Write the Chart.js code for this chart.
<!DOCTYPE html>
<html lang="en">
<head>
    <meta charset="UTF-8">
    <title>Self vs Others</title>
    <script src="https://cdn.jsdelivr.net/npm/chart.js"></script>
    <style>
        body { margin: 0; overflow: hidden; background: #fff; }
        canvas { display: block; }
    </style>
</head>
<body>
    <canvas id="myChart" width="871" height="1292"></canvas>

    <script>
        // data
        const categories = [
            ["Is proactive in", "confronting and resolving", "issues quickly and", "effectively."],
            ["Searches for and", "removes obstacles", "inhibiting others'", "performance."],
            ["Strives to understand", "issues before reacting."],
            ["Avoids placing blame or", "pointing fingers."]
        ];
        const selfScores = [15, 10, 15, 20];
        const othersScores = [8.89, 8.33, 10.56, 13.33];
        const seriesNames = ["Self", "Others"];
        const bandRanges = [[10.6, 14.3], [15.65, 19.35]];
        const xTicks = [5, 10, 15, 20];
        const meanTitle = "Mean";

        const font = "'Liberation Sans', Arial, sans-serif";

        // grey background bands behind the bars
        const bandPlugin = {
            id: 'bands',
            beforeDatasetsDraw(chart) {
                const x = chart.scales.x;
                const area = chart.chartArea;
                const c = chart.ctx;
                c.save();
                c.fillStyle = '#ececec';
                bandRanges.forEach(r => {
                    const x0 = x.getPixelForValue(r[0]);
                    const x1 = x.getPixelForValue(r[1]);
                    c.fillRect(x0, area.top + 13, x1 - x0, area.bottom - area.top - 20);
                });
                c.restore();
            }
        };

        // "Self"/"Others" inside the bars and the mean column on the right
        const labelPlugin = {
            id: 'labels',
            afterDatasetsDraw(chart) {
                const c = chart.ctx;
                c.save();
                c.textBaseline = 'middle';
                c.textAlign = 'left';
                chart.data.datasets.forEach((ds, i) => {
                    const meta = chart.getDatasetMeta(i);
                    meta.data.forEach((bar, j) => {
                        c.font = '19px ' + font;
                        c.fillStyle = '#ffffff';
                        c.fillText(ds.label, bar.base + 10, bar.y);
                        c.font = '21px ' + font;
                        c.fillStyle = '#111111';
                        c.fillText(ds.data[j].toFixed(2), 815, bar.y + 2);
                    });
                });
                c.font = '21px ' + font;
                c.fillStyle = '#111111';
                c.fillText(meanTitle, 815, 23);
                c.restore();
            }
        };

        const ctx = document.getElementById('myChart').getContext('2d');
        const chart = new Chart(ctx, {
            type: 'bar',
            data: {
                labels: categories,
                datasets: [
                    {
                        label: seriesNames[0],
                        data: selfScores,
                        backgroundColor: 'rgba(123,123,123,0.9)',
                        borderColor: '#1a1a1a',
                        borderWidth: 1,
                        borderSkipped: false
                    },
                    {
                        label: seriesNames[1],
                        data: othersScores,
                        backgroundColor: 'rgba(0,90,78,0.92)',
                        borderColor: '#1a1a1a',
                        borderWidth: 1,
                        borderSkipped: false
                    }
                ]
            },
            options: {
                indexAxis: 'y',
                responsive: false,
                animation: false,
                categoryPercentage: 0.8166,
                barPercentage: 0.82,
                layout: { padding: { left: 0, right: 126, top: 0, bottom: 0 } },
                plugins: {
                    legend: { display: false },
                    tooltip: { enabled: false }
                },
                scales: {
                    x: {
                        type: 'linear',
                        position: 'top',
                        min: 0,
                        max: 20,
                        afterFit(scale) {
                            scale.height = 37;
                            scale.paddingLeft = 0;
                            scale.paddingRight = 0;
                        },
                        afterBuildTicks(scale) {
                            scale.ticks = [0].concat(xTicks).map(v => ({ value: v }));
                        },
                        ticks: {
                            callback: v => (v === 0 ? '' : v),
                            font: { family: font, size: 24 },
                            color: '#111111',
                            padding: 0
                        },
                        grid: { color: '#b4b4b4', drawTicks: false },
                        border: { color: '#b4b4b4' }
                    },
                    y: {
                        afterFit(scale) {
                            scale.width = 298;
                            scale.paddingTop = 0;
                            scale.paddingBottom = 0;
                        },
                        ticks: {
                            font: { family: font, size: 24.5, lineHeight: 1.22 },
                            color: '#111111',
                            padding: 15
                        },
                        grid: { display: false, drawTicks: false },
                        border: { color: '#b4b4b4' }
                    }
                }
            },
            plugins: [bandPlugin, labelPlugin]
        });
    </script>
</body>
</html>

=-=-=

## PROBLEM DETAILS
Transcribe the entire listing above precisely.

## ANSWER TO THIS EXERCISE
Write the Chart.js code for this chart.
<!DOCTYPE html>
<html lang="en">
<head>
    <meta charset="UTF-8">
    <title>Self vs Others</title>
    <script src="https://cdn.jsdelivr.net/npm/chart.js"></script>
    <style>
        body { margin: 0; overflow: hidden; background: #fff; }
        canvas { display: block; }
    </style>
</head>
<body>
    <canvas id="myChart" width="871" height="1292"></canvas>

    <script>
        // data
        const categories = [
            ["Is proactive in", "confronting and resolving", "issues quickly and", "effectively."],
            ["Searches for and", "removes obstacles", "inhibiting others'", "performance."],
            ["Strives to understand", "issues before reacting."],
            ["Avoids placing blame or", "pointing fingers."]
        ];
        const selfScores = [15, 10, 15, 20];
        const othersScores = [8.89, 8.33, 10.56, 13.33];
        const seriesNames = ["Self", "Others"];
        const bandRanges = [[10.6, 14.3], [15.65, 19.35]];
        const xTicks = [5, 10, 15, 20];
        const meanTitle = "Mean";

        const font = "'Liberation Sans', Arial, sans-serif";

        // grey background bands behind the bars
        const bandPlugin = {
            id: 'bands',
            beforeDatasetsDraw(chart) {
                const x = chart.scales.x;
                const area = chart.chartArea;
                const c = chart.ctx;
                c.save();
                c.fillStyle = '#ececec';
                bandRanges.forEach(r => {
                    const x0 = x.getPixelForValue(r[0]);
                    const x1 = x.getPixelForValue(r[1]);
                    c.fillRect(x0, area.top + 13, x1 - x0, area.bottom - area.top - 20);
                });
                c.restore();
            }
        };

        // "Self"/"Others" inside the bars and the mean column on the right
        const labelPlugin = {
            id: 'labels',
            afterDatasetsDraw(chart) {
                const c = chart.ctx;
                c.save();
                c.textBaseline = 'middle';
                c.textAlign = 'left';
                chart.data.datasets.forEach((ds, i) => {
                    const meta = chart.getDatasetMeta(i);
                    meta.data.forEach((bar, j) => {
                        c.font = '19px ' + font;
                        c.fillStyle = '#ffffff';
                        c.fillText(ds.label, bar.base + 10, bar.y);
                        c.font = '21px ' + font;
                        c.fillStyle = '#111111';
                        c.fillText(ds.data[j].toFixed(2), 815, bar.y + 2);
                    });
                });
                c.font = '21px ' + font;
                c.fillStyle = '#111111';
                c.fillText(meanTitle, 815, 23);
                c.restore();
            }
        };

        const ctx = document.getElementById('myChart').getContext('2d');
        const chart = new Chart(ctx, {
            type: 'bar',
            data: {
                labels: categories,
                datasets: [
                    {
                        label: seriesNames[0],
                        data: selfScores,
                        backgroundColor: 'rgba(123,123,123,0.9)',
                        borderColor: '#1a1a1a',
                        borderWidth: 1,
                        borderSkipped: false
                    },
                    {
                        label: seriesNames[1],
                        data: othersScores,
                        backgroundColor: 'rgba(0,90,78,0.92)',
                        borderColor: '#1a1a1a',
                        borderWidth: 1,
                        borderSkipped: false
                    }
                ]
            },
            options: {
                indexAxis: 'y',
                responsive: false,
                animation: false,
                categoryPercentage: 0.8166,
                barPercentage: 0.82,
                layout: { padding: { left: 0, right: 126, top: 0, bottom: 0 } },
                plugins: {
                    legend: { display: false },
                    tooltip: { enabled: false }
                },
                scales: {
                    x: {
                        type: 'linear',
                        position: 'top',
                        min: 0,
                        max: 20,
                        afterFit(scale) {
                            scale.height = 37;
                            scale.paddingLeft = 0;
                            scale.paddingRight = 0;
                        },
                        afterBuildTicks(scale) {
                            scale.ticks = [0].concat(xTicks).map(v => ({ value: v }));
                        },
                        ticks: {
                            callback: v => (v === 0 ? '' : v),
                            font: { family: font, size: 24 },
                            color: '#111111',
                            padding: 0
                        },
                        grid: { color: '#b4b4b4', drawTicks: false },
                        border: { color: '#b4b4b4' }
                    },
                    y: {
                        afterFit(scale) {
                            scale.width = 298;
                            scale.paddingTop = 0;
                            scale.paddingBottom = 0;
                        },
                        ticks: {
                            font: { family: font, size: 24.5, lineHeight: 1.22 },
                            color: '#111111',
                            padding: 15
                        },
                        grid: { display: false, drawTicks: false },
                        border: { color: '#b4b4b4' }
                    }
                }
            },
            plugins: [bandPlugin, labelPlugin]
        });
    </script>
</body>
</html>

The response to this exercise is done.